AILA Blog

Jimenez Moreno v. Napolitano: Immigration Detainers Require a Warrant

10/11/16

shutterstock_407008447The interior enforcement agency of the Department of Homeland Security (DHS), Immigration and Customs Enforcement (ICE), employs various ways to co-opt state and local law enforcement to help it enforce the immigration laws. One of those tools, an immigration detainer, asks local law enforcement to hold the subject of the detainer for up to 48 hours so that ICE can take the person into immigration custody. The problem is that these detainers are issued without any regard for due process, and often without actually speaking with the subject of the detainer. Because of this, it is not surprising that ICE often gets it wrong.  For example:

Jose Jimenez Moreno, a 40-year-old United States citizen, was arrested in 2011 in Rockford, Illinois. Without ever interviewing or speaking to him, DHS issued an immigration detainer against him, and only canceled the detainer after a federal lawsuit was filed.

James Makowski became a U.S. citizen at age one, after being adopted by U.S. citizen parents; a detainer was issued against him while he was in a “boot camp” after a low-level drug offense. He spent months in a maximum security prison due to the detainer.

Nicholas Taylor-Jones provided an ICE official with a copy of his birth certificate from Springfield, Illinois.  ICE nonetheless lodged an immigration detainer against him. Mr. Taylor-Jones attempted multiple times to present  his U.S. birth certificate and other identifying documents to ICE, but ICE refused to lift the detainer until it was sued.

Maria Jose Lopez, a lawful permanent resident of the United States was issued a detainer even though her single conviction did not render her removable. Because of this, Ms. Lopez was refused placement in a halfway house and other benefits that would help her care for her children as she served her criminal sentence.

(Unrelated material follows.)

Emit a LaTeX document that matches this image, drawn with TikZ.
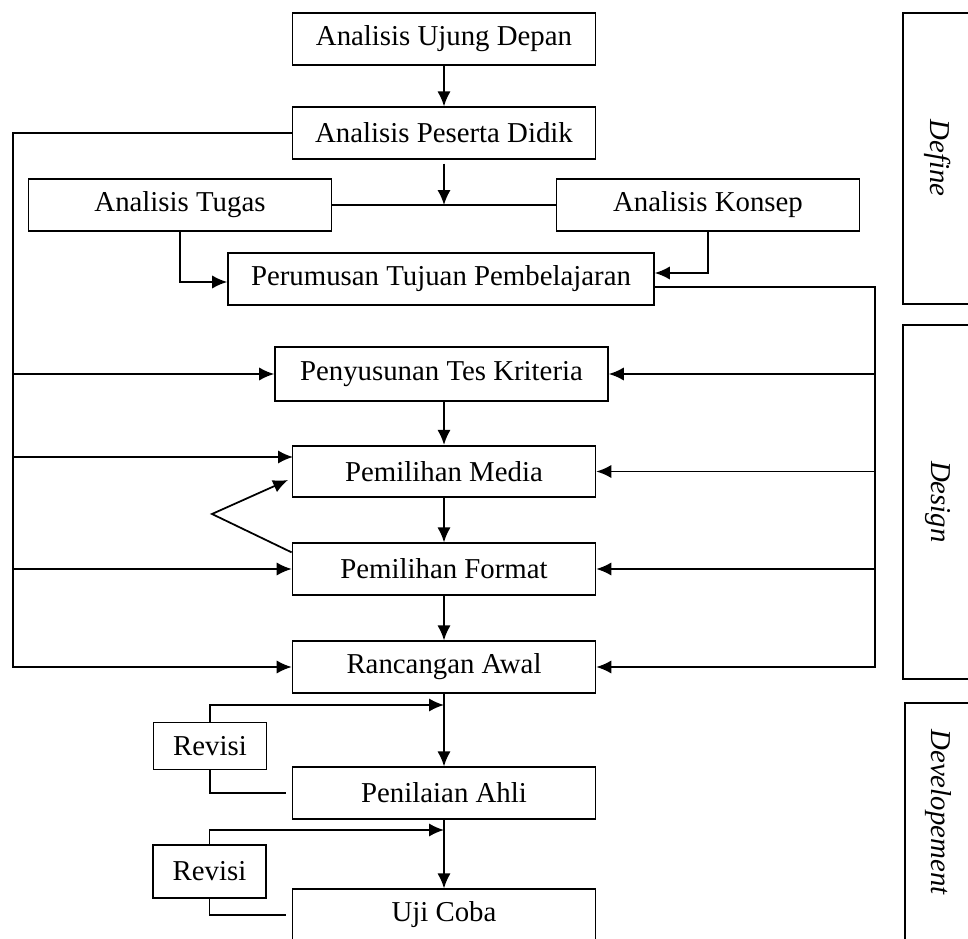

Groups like the National Immigrant Justice Center (NIJC) and the ACLU argue that detainers violate the Constitution because of a lack of proper procedures to make probable cause determinations before they are issued; the failure to notify individuals that detainers have been issued against them; and the lack of a means for individuals to challenge their extended detention. But they also argue that DHS’s authority to issue a detainer can be no broader than its authority to detain someone within the scope of INA §287. Under §287, DHS can make a warrantless arrest only where it has reason to believe that the individual is a noncitizen subject to removal, and where it has reason to believe that the noncitizen will flee before they can obtain a warrant.

Mr. Jimenez Moreno and Ms. Lopez were named plaintiffs in a class action lawsuit filed in the Northern District of Illinois in 2011, represented by NIJC and the law firm of Winston & Strawn, appearing pro bono. Class certification was granted in 2014, and the case proceeded through discovery to summary judgment. Last week, the court issued its long-awaited decision,  and ruled in favor of the Plaintiffs on statutory grounds. In short, the court held that ICE’s policy of issuing detainers without regard to whether the subject would likely flee before a warrant could be obtained was unlawful. Ironically, though ICE has apparently taken the position that states and localities violate the immigration laws by not enforcing detainers, the court found that it was ICE that was acting illegally.

The court’s decision comes too late to help Mr. Jimenez Moreno and the thousands that came before him, but it will hopefully help those individuals, citizens and noncitizens alike, who would otherwise be subject to ICE’s unlawful detainers going forward.  ICE must heed the court’s decision and discontinue its current unlawful detainer practice of requesting local jurisdictions to hold individuals illegally.